Shortest bike lane in California?

A one-block-long bike lane. Photo: Kevin Greenlee
A one-block-long bike lane. Photo: Kevin Greenlee

Pleasanton, California may have just created the shortest bike lane in the state. It’s one short block long, on Parkside between Cheryl and Arthur roads.

Image: Google Maps
Pleasanton, California. Image: Google Maps

You can see from the map above that the neighborhood is full of loop roads that don’t connect to much. In fact, Parkside is really the only way through here, even by bike. Just east of this point there’s a path connecting to the trail that can be seen at the top. But this single block is the only section that’s marked with a lane.
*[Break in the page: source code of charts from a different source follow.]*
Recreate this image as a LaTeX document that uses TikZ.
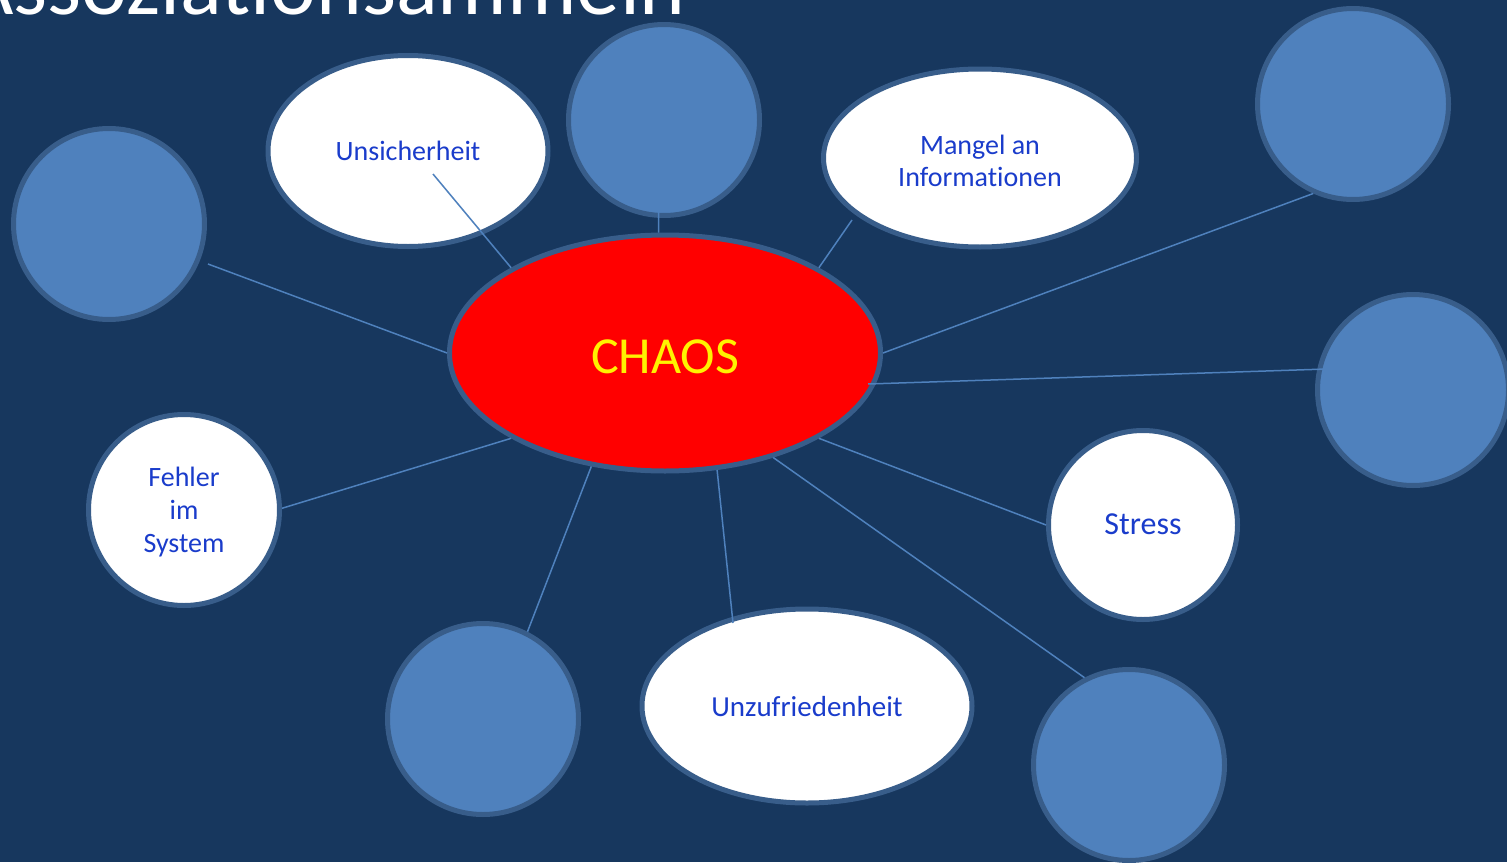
\documentclass[tikz,border=0pt]{standalone}
\usepackage{fontspec}
\setmainfont{Carlito}[Ligatures=NoCommon]
\usetikzlibrary{shapes.geometric}
\definecolor{bg}{HTML}{17375E}
\definecolor{acc}{HTML}{4F81BD}
\definecolor{rim}{HTML}{385D8A}
\definecolor{txt}{HTML}{1A3CCB}
\newcommand{\lowtext}[2]{\raisebox{-#1}[\height][\depth]{\begin{tabular}{@{}c@{}}#2\end{tabular}}}
\begin{document}
\begin{tikzpicture}[x=1pt,y=-1pt,
  blob/.style={circle,fill=acc,draw=rim,line width=5pt,minimum size=191pt,inner sep=0pt},
  idea/.style={ellipse,fill=white,draw=rim,line width=5pt,inner sep=0pt,text=txt,font=\fontsize{28}{34}\selectfont},
  wcircle/.style={circle,fill=white,draw=rim,line width=5pt,inner sep=0pt,text=txt,font=\fontsize{28}{34}\selectfont},
  link/.style={draw=acc,line width=1.5pt}]
\useasboundingbox (0,0) rectangle (1507,862);
\fill[bg] (0,0) rectangle (1507,862);
\clip (0,0) rectangle (1507,862);
\node[anchor=base east,text=white,font=\fontsize{87}{100}\selectfont,inner sep=0pt] (title) at (686,14) {Assoziationsammeln};

% blue circles
\node[blob] (tc) at (664,120) {};
\node[blob] (trc) at (1353,104) {};
\node[blob] (lc) at (109,224) {};
\node[blob] (rc) at (1413,390) {};
\node[blob] (blc) at (483,719) {};
\node[blob] (brc) at (1129,765) {};

% white ideas
\node[idea,minimum width=280pt,minimum height=191pt] (unsi) at (408,151) {\lowtext{2.2pt}{Unsicherheit}};
\node[idea,minimum width=313pt,minimum height=178pt,font=\fontsize{28}{32}\selectfont] (mang) at (980,158) {\lowtext{6pt}{Mangel an\\Informationen}};
\node[idea,minimum width=330pt,minimum height=194pt,font=\fontsize{29}{34}\selectfont] (unzu) at (807,706) {\lowtext{3.9pt}{Unzufriedenheit}};
\node[wcircle,minimum size=191pt,font=\fontsize{28}{33}\selectfont] (fehl) at (184,510) {\lowtext{3pt}{Fehler\\im\\System}};
\node[wcircle,minimum size=189pt,font=\fontsize{32}{38}\selectfont] (stre) at (1143,525) {\lowtext{1.7pt}{Stress}};

% centre
\node[ellipse,fill=red,draw=rim,line width=5pt,minimum width=431pt,minimum height=236pt,inner sep=0pt,text=yellow,font=\fontsize{52}{60}\selectfont] (chaos) at (665,353) {\lowtext{8pt}{CHAOS}};

% free ends
\coordinate (eunsi) at (433,174);
\coordinate (etc) at (658,160);
\coordinate (emang) at (852,220);
\coordinate (erc) at (1327,369);
\coordinate (echaosr) at (868,384);
\coordinate (eunzu) at (733,623);
\coordinate (elc) at (208,264);

\draw[link] (eunsi) -- (chaos.151);
\draw[link] (etc) -- (chaos.93);
\draw[link] (emang) -- (chaos.29);
\draw[link] (trc.246) -- (chaos.0);
\draw[link] (erc) -- (echaosr);
\draw[link] (stre.west) -- (chaos.-29);
\draw[link] (brc.117) -- (chaos.-44);
\draw[link] (eunzu) -- (chaos.-66.5);
\draw[link] (blc.63) -- (chaos.237.7);
\draw[link] (fehl.1) -- (chaos.209);
\draw[link] (elc) -- (chaos.180);
\end{tikzpicture}
\end{document}
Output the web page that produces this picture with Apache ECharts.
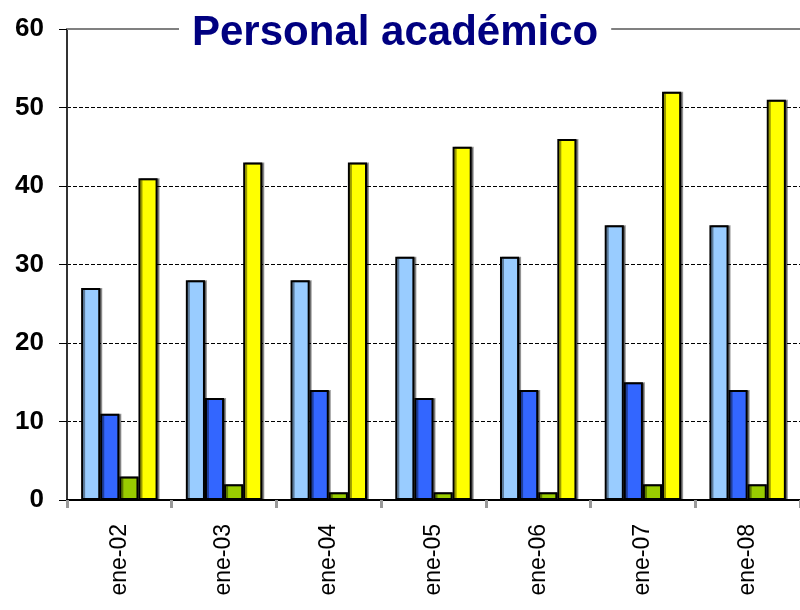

It’s no April Fools joke. Mark Candland of the Pleasanton planning department said that the intersection was recently changed from a two-way to an all-way stop, which made it necessary to restripe the street.

“When we’re going to resurface a street,” said Candland, “we look to see if we can add bike lanes. It’s short, but a little bit is better than nothing at all.”

The very wide median along Parkside left plenty of space to give bicycles an officially marked approach to the new stop sign. They also narrowed the vehicle lane to eleven feet wide, to signal to cars they needed to slow down as they approached the intersection.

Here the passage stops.